The exit criteria are yours. The values behind them are yours. The final call is yours. But the monitoring and bias-checking can be augmented by a system that is immune to the psychological forces that make exit decisions so difficult for humans.
The connection between exiting and renewing
Here is the counterintuitive payoff of having well-defined exit criteria: they make staying more powerful.
When you have clear criteria for leaving and those criteria are not met, your continued commitment is not inertia. It is a deliberate choice. You have evaluated the conditions, checked them against your standards, and decided — actively, with full information — that this commitment still deserves your resources. That is a qualitatively different experience from the default state, where you continue because you have not thought about stopping.

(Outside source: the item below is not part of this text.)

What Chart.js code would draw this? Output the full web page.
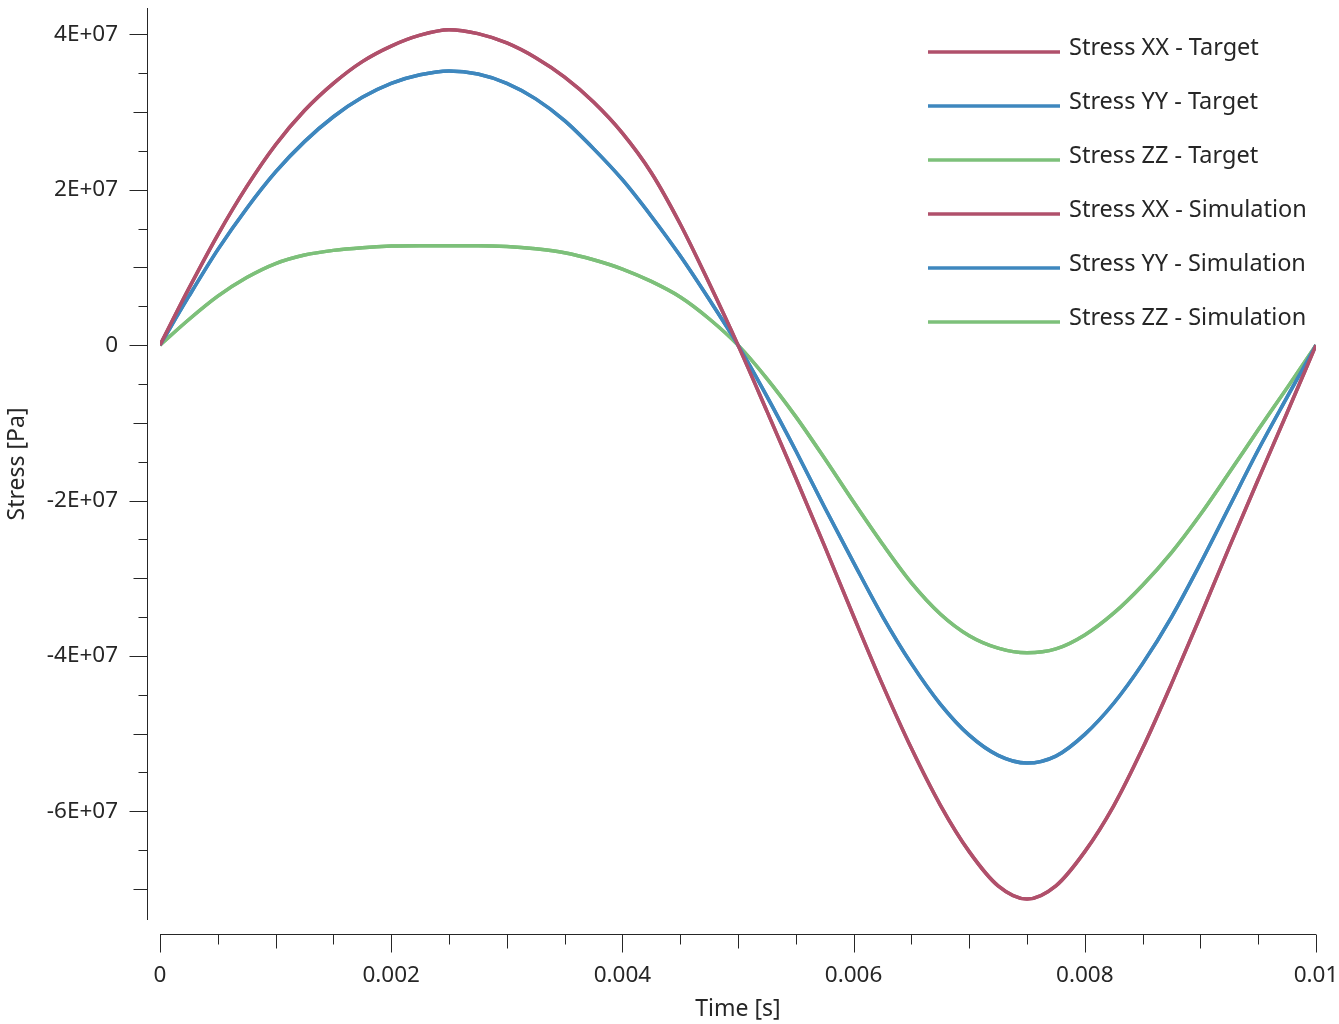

This is the bridge to the next lesson on renewing commitments deliberately (Renewing commitments deliberately). Exit criteria do not just tell you when to leave. They create the evaluation framework that makes conscious renewal possible. Every time you check your criteria and the commitment passes, you are not just continuing. You are recommitting — with fresh evidence, clear eyes, and the knowledge that your engagement is chosen rather than habitual.
The person without exit criteria drifts through their commitments on autopilot, unable to distinguish between commitments that are thriving and commitments that are slowly killing them. The person with exit criteria knows exactly where they stand. They can stay with conviction or leave with clarity. Neither option requires a crisis to trigger it.
Define the conditions now. While your thinking is clear. While you are not yet entangled. Write them down, date them, and make an appointment with your future self to evaluate them honestly. The commitment you protect most effectively is the one you were willing to release before you ever began it.